One thing you SHOULD NOT DO, is question the people who still support the author and attempt to make them feel like they’re idiots for doing so. Say you do get through and start turning people against the author. You may think you’re gathering an army to save this poor soul from him or herself. In reality, you’re isolating them from their circle and creating resentment and distrust. Not only toward you, if they even know you’re behind it, but to everyone around them. It isn’t that they’ll suddenly think they weren’t good enough to make it. It’s now that they were abandoned by their circle and never given a chance, which isn’t a person you want to deal with when you need help. Maybe all the earlier support is now seen as lies too.

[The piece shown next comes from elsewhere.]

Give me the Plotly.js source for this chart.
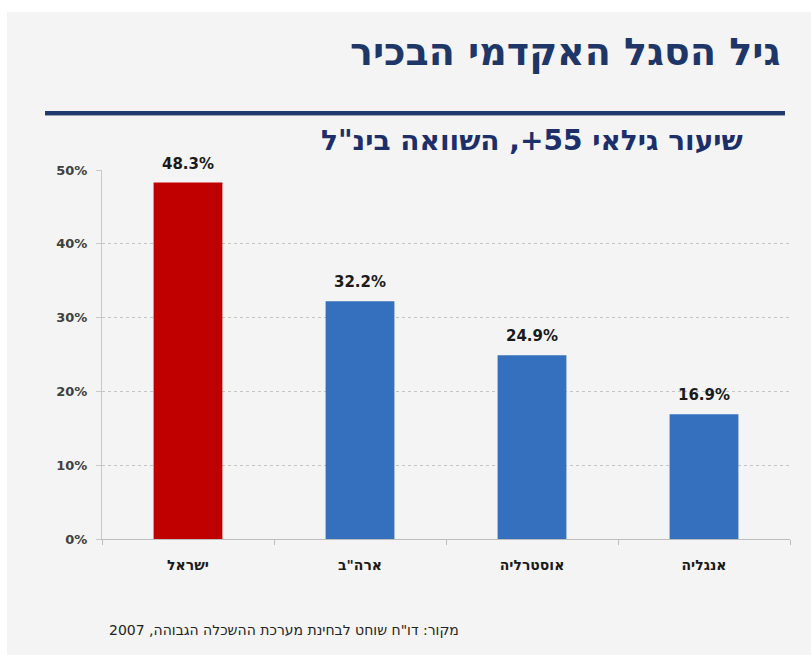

Honestly, attempting to pity those who support an author trying to make it does so much damage once that author finds out. Relationships across the board take some hits and all because you had no faith in the other person. See, how much easier it is to simply stay out of the way or avoid the topic?
Wow. This was a really long post. As you can guess, I needed to get something off my chest. I’m sure I’ll have some real world conversations coming out of this one from various blog spies. Whatever. I think this had to be said because an author is only as strong as his or her support team. At least that’s what I believe.